Monetary Policy Decisions
Why It Matters
Holding rates signals confidence in price stability while the revised forecasts underscore the euro area’s vulnerability to energy‑price shocks, shaping investment and policy decisions across the region.
Key Takeaways
- •ECB rates hold at 2.00%, 2.15%, 2.40%
- •Inflation forecast revised up to 2.6% in 2026
- •Growth outlook lowered to 0.9% for 2026
- •Middle‑East war adds upside inflation, downside growth risks
- •ECB keeps data‑dependent, meeting‑by‑meeting policy stance
Pulse Analysis
The European Central Bank left its three policy rates unchanged on 19 March 2026, signalling confidence that inflation is stabilising around the 2 % target. The deposit facility remains at 2.00 %, the main refinancing operation at 2.15 %, and the marginal lending facility at 2.40 %. While the ECB acknowledges heightened uncertainty from the ongoing Middle‑East conflict, it stresses a data‑dependent approach and refuses to pre‑commit to a rate path. This pause allows markets to assess how the war‑driven energy shock filters through euro‑area price dynamics.

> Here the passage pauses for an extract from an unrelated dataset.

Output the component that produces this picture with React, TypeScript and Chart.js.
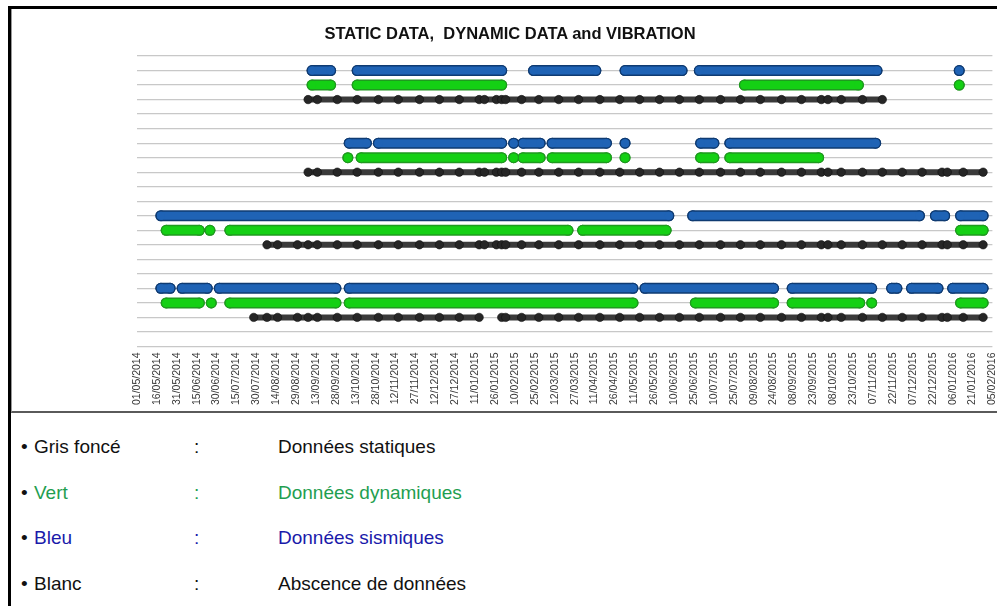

The latest staff projections, incorporating data up to 11 March, lift headline inflation expectations to 2.6 % for 2026, with core‑inflation (excluding energy and food) at 2.3 %. Growth forecasts are trimmed to 0.9 % in 2026, reflecting weaker commodity markets, reduced real incomes and lingering confidence effects from the conflict. Scenario analysis published alongside the projections shows that a prolonged oil‑gas supply disruption would push inflation further above target while suppressing output. These revisions underscore the sensitivity of the euro area to external energy shocks and the importance of flexible policy tools.
By keeping the asset‑purchase programmes on a predictable wind‑down and retaining the Transmission Protection Instrument, the ECB signals readiness to intervene should market dislocations threaten monetary‑policy transmission. The decision to hold rates while monitoring inflation dynamics offers a clear signal to investors that the central bank will act decisively if price pressures re‑accelerate. For corporates, the stable financing conditions support ongoing investment, yet the modest growth outlook cautions against over‑optimism. Looking ahead, the ECB’s meeting‑by‑meeting stance will hinge on incoming energy price data and the trajectory of the geopolitical conflict.